Пускай себе говорят, я не могу доказать, что это неправда: чем больше буду говорить, тем меньше мне поверят. <…>
<…> Хотелось бы мне обладать талантом всех писателей, вместе взятых, чтобы правдиво изобразить мое глубокое отчаяние, раненое мое самолюбие, все мои несбывшиеся желания. Стоит мне чего-нибудь пожелать – и этого не будет!
Попадется ли мне когда-нибудь бездомный пес, голодный, которого лупят все уличные мальчишки, или лошадь, которая с утра до ночи возит тяжеленные телеги, или осел на мельнице, или церковная крыса, или безработный учитель математики, или поп-расстрига – ну хоть кто-нибудь, достаточно жалкий, убогий, несчастный, униженный, забитый, чтобы можно было сравнить его со мной?
У меня есть платья, дом, хорошая еда, экипаж, ложи и места всюду, где их можно достать за деньги!
Сколько людей, у которых нет ничего, видят, как я проезжаю нарядная в экипаже, завидуют мне и думают, что я счастлива!
«De mici lamenti stancava il ciel». E lo stanca amara![34]
Но что делать, что делать! Где моя гордыня, где моя благородная гордость, где моя твердость!

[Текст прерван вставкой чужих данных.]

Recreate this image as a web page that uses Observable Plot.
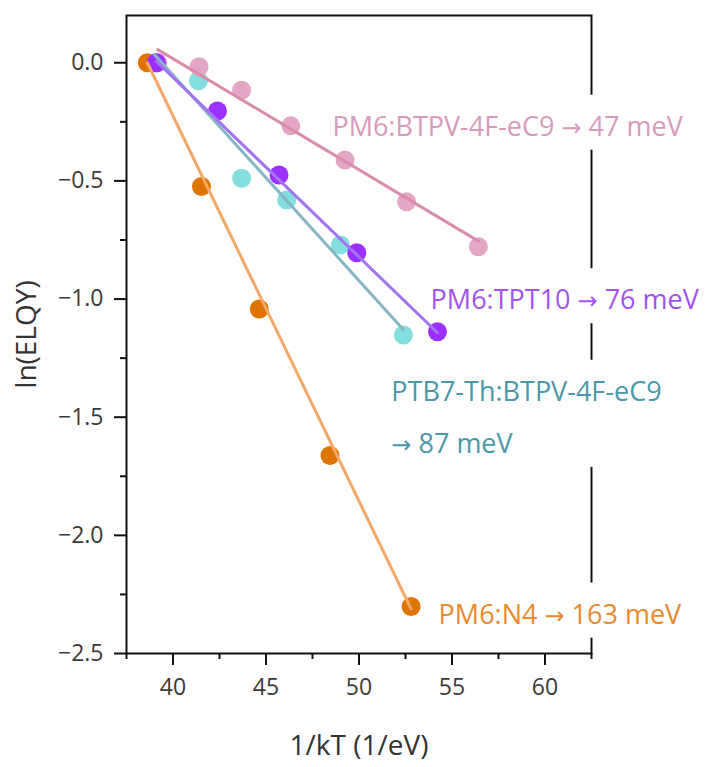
<!DOCTYPE html>
<html>
<head>
<meta charset="utf-8">
<script src="https://cdn.jsdelivr.net/npm/d3@7"></script>
<script src="https://cdn.jsdelivr.net/npm/@observablehq/plot@0.6"></script>
<style>
  html, body { margin: 0; padding: 0; background: #fff; }
</style>
</head>
<body>
<div id="chart"></div>
<script>
// ---- data ----
const seriesNames = ["PM6:BTPV-4F-eC9", "PM6:TPT10", "PTB7-Th:BTPV-4F-eC9", "PM6:N4"];

const pinkX = [39.18, 41.40, 43.69, 46.33, 49.25, 52.56, 56.42];
const pinkY = [0.0, -0.017, -0.116, -0.267, -0.412, -0.588, -0.779];

const purpleX = [39.11, 42.39, 45.70, 49.88, 54.22];
const purpleY = [0.0, -0.204, -0.475, -0.804, -1.138];

const cyanX = [39.00, 41.37, 43.69, 46.11, 49.00, 52.39];
const cyanY = [0.0, -0.076, -0.489, -0.581, -0.771, -1.152];

const orangeX = [38.62, 41.53, 44.64, 48.44, 52.80];
const orangeY = [0.0, -0.524, -1.042, -1.662, -2.301];

// Arrhenius fits: slope = -E (eV), intercept
const fitSlope = [-0.047, -0.076, -0.087, -0.163];
const fitIntercept = [1.897, 2.978, 3.428, 6.295];

const xMajorTicks = [40, 45, 50, 55, 60];
const xMinorTicks = [37.5, 42.5, 47.5, 52.5, 57.5, 62.5];
const yMajorTicks = [0, -0.5, -1.0, -1.5, -2.0, -2.5];
const yMinorTicks = [-0.25, -0.75, -1.25, -1.75, -2.25];

const labelText = ["PM6:BTPV-4F-eC9 → 47 meV", "PM6:TPT10 → 76 meV", "PTB7-Th:BTPV-4F-eC9\n→ 87 meV", "PM6:N4 → 163 meV"];
const labelX = [48.57, 53.85, 51.74, 54.28];
const labelY = [-0.238, -0.9725, -1.47, -2.303];

// ---- styles ----
const pointColor = ["#e3a7c4", "#9b30ff", "#84dede", "#e07400"];
const lineColor  = ["#d98cab", "#a274f4", "#86b6c6", "#f2a866"];
const textColor  = ["#d99bbb", "#a354f0", "#4a98aa", "#e88a2e"];

// ---- tables built from arrays ----
const xs = [pinkX, purpleX, cyanX, orangeX];
const ys = [pinkY, purpleY, cyanY, orangeY];
const rows = seriesNames.flatMap((name, k) => xs[k].map((x, i) => ({series: name, k, x, y: ys[k][i]})));
const bySeries = k => rows.filter(d => d.k === k);
const fitRows = k => d3.extent(xs[k]).map(x => ({x, y: fitIntercept[k] + fitSlope[k] * x}));

const dotOrder = [2, 0, 3, 1];   // cyan, pink, orange, purple on top
const lineOrder = [2, 0, 3, 1];

const font = "'Open Sans', 'Noto Sans', sans-serif";

const plot = Plot.plot({
  width: 708,
  height: 767,
  marginLeft: 126,
  marginRight: 117,
  marginTop: 15,
  marginBottom: 114,
  x: {domain: [37.5, 62.5]},
  y: {domain: [-2.5, 0.2]},
  style: {fontFamily: font, background: "#fff", overflow: "visible"},
  marks: [
    Plot.frame({stroke: "#111", strokeWidth: 2, ariaLabel: "frame"}),
    ...dotOrder.map(k => Plot.dot(bySeries(k), {x: "x", y: "y", r: 9.5, fill: pointColor[k]})),
    ...lineOrder.map(k => Plot.line(fitRows(k), {x: "x", y: "y", stroke: lineColor[k], strokeWidth: 3})),
    Plot.axisX({ticks: xMajorTicks, tickSize: 12, tickPadding: 13, stroke: "#111", strokeWidth: 2, fill: "#3a3a3a",
      fontSize: 23, fontFamily: font, tickFormat: d3.format("d"),
      label: "1/kT (1/eV)", labelAnchor: "center", labelOffset: 101, labelArrow: "none"}),
    Plot.axisX({ticks: xMinorTicks, tickSize: 6, stroke: "#111", strokeWidth: 2, tickFormat: () => "", label: null}),
    Plot.axisY({ticks: yMajorTicks, tickSize: 12, tickPadding: 11, stroke: "#111", strokeWidth: 2, fill: "#3a3a3a",
      fontSize: 23, fontFamily: font, tickFormat: d3.format(".1f"),
      label: "ln(ELQY)", labelAnchor: "center", labelOffset: 110, labelArrow: "none"}),
    Plot.axisY({ticks: yMinorTicks, tickSize: 6, stroke: "#111", strokeWidth: 2, tickFormat: () => "", label: null}),
    ...labelText.map((t, i) => Plot.text([{t, x: labelX[i], y: labelY[i]}], {
      x: "x", y: "y", text: "t", fill: textColor[i], fontSize: 27, fontFamily: font,
      textAnchor: "start", lineAnchor: "middle", lineHeight: 1.93
    }))
  ]
});

// axis-title fonts
plot.querySelectorAll("text").forEach(t => {
  const s = t.textContent;
  if (s === "1/kT (1/eV)" || s === "ln(ELQY)") { t.style.fontSize = "28px"; t.setAttribute("fill", "#333"); }
});

document.getElementById("chart").append(plot);

const SVGNS = "http://www.w3.org/2000/svg";
const labelSet = new Set(labelText.map(t => t.replace(/\n/g, "")));
const labelEls = [...plot.querySelectorAll("text")].filter(t => labelSet.has(t.textContent));

// render the arrow with a font that has a full-width arrow glyph
labelEls.forEach(t => {
  const walker = document.createTreeWalker(t, NodeFilter.SHOW_TEXT);
  const nodes = [];
  while (walker.nextNode()) nodes.push(walker.currentNode);
  nodes.forEach(n => {
    const i = n.data.indexOf("→");
    if (i < 0) return;
    const rest = n.splitText(i);
    rest.splitText(1);
    const ts = document.createElementNS(SVGNS, "tspan");
    ts.setAttribute("font-family", "'DejaVu Sans', sans-serif");
    ts.setAttribute("font-size", "24");
    rest.parentNode.insertBefore(ts, rest);
    ts.appendChild(rest);
  });
});

// white boxes behind the series labels: they interrupt the frame (drawn just above the frame)
const frameEl = plot.querySelector('[aria-label="frame"]');
const boxLayer = document.createElementNS(SVGNS, "g");
if (frameEl && frameEl.parentNode) frameEl.parentNode.insertBefore(boxLayer, frameEl.nextSibling);
labelEls.forEach(t => {
  const b = t.getBBox();
  const r = document.createElementNS(SVGNS, "rect");
  r.setAttribute("x", b.x - 8);
  r.setAttribute("y", b.y - 12);
  r.setAttribute("width", b.width + 16);
  r.setAttribute("height", b.height + 18);
  r.setAttribute("fill", "#fff");
  r.setAttribute("stroke", "none");
  // compose transforms of the text and its group
  const parts = [t.parentNode.getAttribute("transform"), t.getAttribute("transform")].filter(Boolean);
  if (parts.length) r.setAttribute("transform", parts.join(" "));
  if (frameEl && frameEl.parentNode) boxLayer.appendChild(r);
  else t.parentNode.insertBefore(r, t);
});
</script>
</body>
</html>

Раздавлено, все раздавлено!
Самое ужасное, что минувшие унижения не скользят по моей душе, а оставляют на ней мерзкие следы! <…>
У меня даже нет развлечений, какие бывают в мои годы! <…> Я даже танцевать – и то не танцую!.. <…>
Вам никогда не понять моего положения; никогда не вообразить себе, как я живу.
Прочтете и посмеетесь…
Смеетесь, смеетесь, но, может быть, отыщется кто-нибудь, кто заплачет. Нет, никто меня не понимает! Жить так, как я живу, и с таким характером, как у меня!!!
<…>
1876
В одиннадцать пришел Каторбинский, мой молодой учитель живописи, поляк; привел он с собой натурщика – вылитый Христос, только смягчить немного линии и оттенки. У бедняги нет одной ноги: он позирует только для лица. Каторбинский сказал, что рисовал с него всех своих Христов.
Должна признаться, что слегка стесняюсь, когда мне велят вот так сразу, без подготовки, писать с натуры; я взялась за уголь и храбро наметила контур.
– Неплохо, – сказал преподаватель, – а теперь сделайте то же самое кистью.
Я взяла кисть и выполнила, что он велел.
– Неплохо, – опять сказал он, – сделайте теперь в цвете.
Я взялась за краски, и через полтора часа все было готово. Бедняга-натурщик все это время не шелохнулся, а я просто глазам не верила; когда я занималась с Бенса, мне требовалось два-три урока на карандашный набросок и на то, чтобы перенести его на холст, а тут я разом с натуры сделала все: и набросок, и краски, и фон. Я собой довольна, и если уж я так говорю – значит заслужила. Я очень строга и редко бываю довольна, особенно сама собой. <…>
Сегодня Фачотти заставил меня пропеть все ноты, какие могу; мне не хватает двух нот до трех октав. Он был в восторге, а я не испытываю особенной радости. Голос – мое сокровище! Мечтаю добиться славы на оперной сцене. По мне, это не хуже, чем стать принцессой.